Today, Tesla is taking a step closer to a true self-driving car future with a mode that entirely lets your car decide when to change lanes. (Yes, we’ve just entered a world where your car might pass other cars automatically.)
Previously, if you punch in your destination, keep your hands on the steering wheel and feet near the pedals, your Tesla’s optional “Navigate on Autopilot” mode would do its best to keep you on the freeway, proactively asking for confirmation before it makes any lane changes. But a new software update changes that. If the driver says they don’t require the car to confirm a lane change, the car will… just change lanes.

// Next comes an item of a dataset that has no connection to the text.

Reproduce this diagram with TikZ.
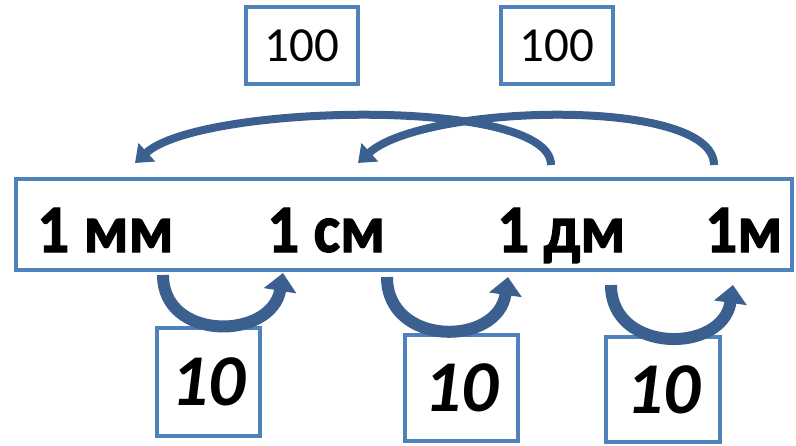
\documentclass[tikz,border=0pt]{standalone}
\usepackage{fontspec}
\setmainfont{Carlito}
\newfontfamily\unitfont[FakeStretch=0.93,FakeBold=1.6]{Carlito Bold}
\usetikzlibrary{arrows.meta}
\definecolor{boxblue}{HTML}{4F81BD}
\definecolor{arcblue}{HTML}{3B5F8E}
\begin{document}
\begin{tikzpicture}[x=1pt,y=-1pt,
  box/.style={draw=boxblue,line width=4pt,inner sep=0pt,fill=white},
  topnum/.style={box,minimum width=112pt,minimum height=77pt,font=\fontsize{49}{49}\selectfont},
  botnum/.style={box,font=\fontsize{73}{73}\selectfont\bfseries\itshape},
  unit/.style={anchor=base west,inner sep=0pt,font=\fontsize{68}{68}\unitfont},
  toparc/.style={draw=arcblue,line width=8pt,-{Triangle[width=24pt,length=16pt]}},
  botarc/.style={draw=arcblue,line width=12pt,-{Triangle[width=32pt,length=18pt]}}
]
\useasboundingbox (0,0) rectangle (796,445);

% top boxes
\node[topnum] (h1) at (302,45.5) {100};
\node[topnum] (h2) at (557,45.5) {100};

% main strip
\node[box,minimum width=776pt,minimum height=91pt] (strip) at (404,224.5) {};
\node[unit] (mm) at (37,252) {1 мм};
\node[unit] (cm) at (267,252) {1 см};
\node[unit] (dm) at (497,252) {1 дм};
\node[unit] (m)  at (705,252) {1м};

% top arc end points
\coordinate (t1s) at (551,165);
\coordinate (t1e) at (135,163);
\coordinate (t2s) at (714,165);
\coordinate (t2e) at (358,163);
\draw[toparc] (t1s) .. controls (551,96) and (200,104) .. (t1e);
\draw[toparc] (t2s) .. controls (714,96) and (423,104) .. (t2e);

% bottom boxes
\node[botnum,minimum width=103pt,minimum height=108pt] (b1) at (208.5,382) {10};
\node[botnum,minimum width=113pt,minimum height=106pt] (b2) at (461.5,388) {10};
\node[botnum,minimum width=114pt,minimum height=105pt] (b3) at (663,389.5) {10};

% bottom arc end points
\coordinate (a1s) at (163,275);
\coordinate (a1e) at (283,273);
\coordinate (a2s) at (387,277);
\coordinate (a2e) at (508,277);
\coordinate (a3s) at (611,285);
\coordinate (a3e) at (733,285);
\draw[botarc] (a1s) .. controls (163,342) and (272,340) .. (a1e);
\draw[botarc] (a2s) .. controls (387,347) and (498,347) .. (a2e);
\draw[botarc] (a3s) .. controls (611,354) and (723,354) .. (a3e);
\end{tikzpicture}
\end{document}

Here’s how Tesla’s new press release describes the change (bolding ours):
In the Autopilot settings menu, a driver can press the Customize Navigate on Autopilot button which will now display three additional settings – Enable at Start of Every Trip, Require Lane Change Confirmation, and Lane Change Notification. Through the Enable at Start of Every Trip setting, Navigate on Autopilot can be set to automatically turn on each time a driver enters a navigation route. Once enabled, anytime a driver is on a highway and uses Autopilot with a location plugged into the navigation bar, the feature will be on by default. If a driver selects ‘No’ to Require Lane Change Confirmation, lane changes will happen automatically, without requiring a driver to confirm them first. Drivers can elect to get notified about an upcoming lane change by receiving an audible chime as well as a default visual prompt. Additionally, all cars made after August 2017 will also have the option to have their steering wheel vibrate for the alert as well.
As Elon Musk himself points out, the press release sells the feature a little bit short:
Tesla says it’s already tested it internally, and with Early Access Program drivers, for half a million miles already. The feature’s starting to roll out today for US customers, and “will be introduced in other markets in the future pending validation and regulatory approval.”